Leslie Ann Drover is not like Jeanette. She is younger, she is completely independent, and she has been supporting herself since leaving home at seventeen. She is conscientious about her job, accepts responsibilities, and is a natural leader, by example rather than by direction. She is respected by both her superiors and her subordinates. 

She has been given the black ring. Despite the terrifying experience, and her doubts about her sanity, she understands fairly well what it means, and what she has been asked to do. The woman in the snow sacrificed herself to give it to her, and she cannot let her down.

She has no companions, no guidance that she knows of. Still, she is able to deal with those Arkenomes and wannabes to whom she is sent. She learns, and grows, and becomes strong. But she is alone. She needs help, and she can go no further without it. 

Jeanette’s surviving companions, each in their own world, are aware of Leslie Ann as the new hero, and can feel her need. They come to her as they are able, bringing with them the boots, the dagger, the belt, and the sword. Now she is able to go on.

And there is the ring of five stones, which Jeanette had cut from the hand of an Ecliptor. The hero’s black ring is only a link to those higher beings who need human aid in suppressing the depredations of the enemy. The ring of five stones was created by Kada Barros to give an Ecliptor certain powers, to enable him to go to places outside reality, and to give direction and power to the Arkenomes. 

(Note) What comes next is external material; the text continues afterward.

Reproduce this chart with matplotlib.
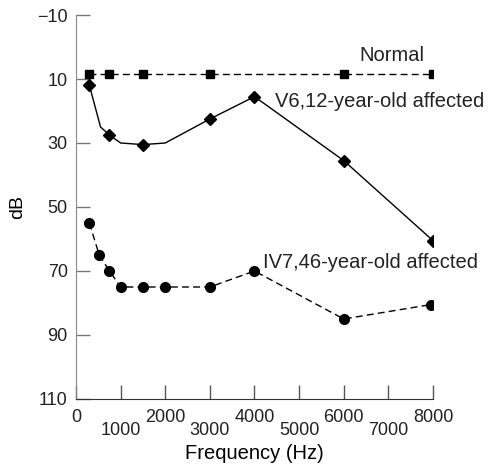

It is this ring that gives Leslie Ann the ability to get past the obstacles put in her way. Though, at the last, she must again go on alone, it is this ring which enables her to confront Kada Barros himself. He is childishly envious of the way his younger brother has made certain worlds better. It is his feeling of inferiority which made him destroy those cultures which his brother had touched. 

She cannot kill Kada Barros, or destroy him, and would not if she could. But she can help him to discover that he is able to do something that his younger brother can not. It is something of which he can be proud, and that makes him an enemy no longer. 

There is no more need for another hero. Her tokens no longer have special powers. Now she can go home. And finds that she can not progress in the way that she had hoped. 

A companion comes to her then, and offers her something far more satisfying. They can go off together, and make a new life.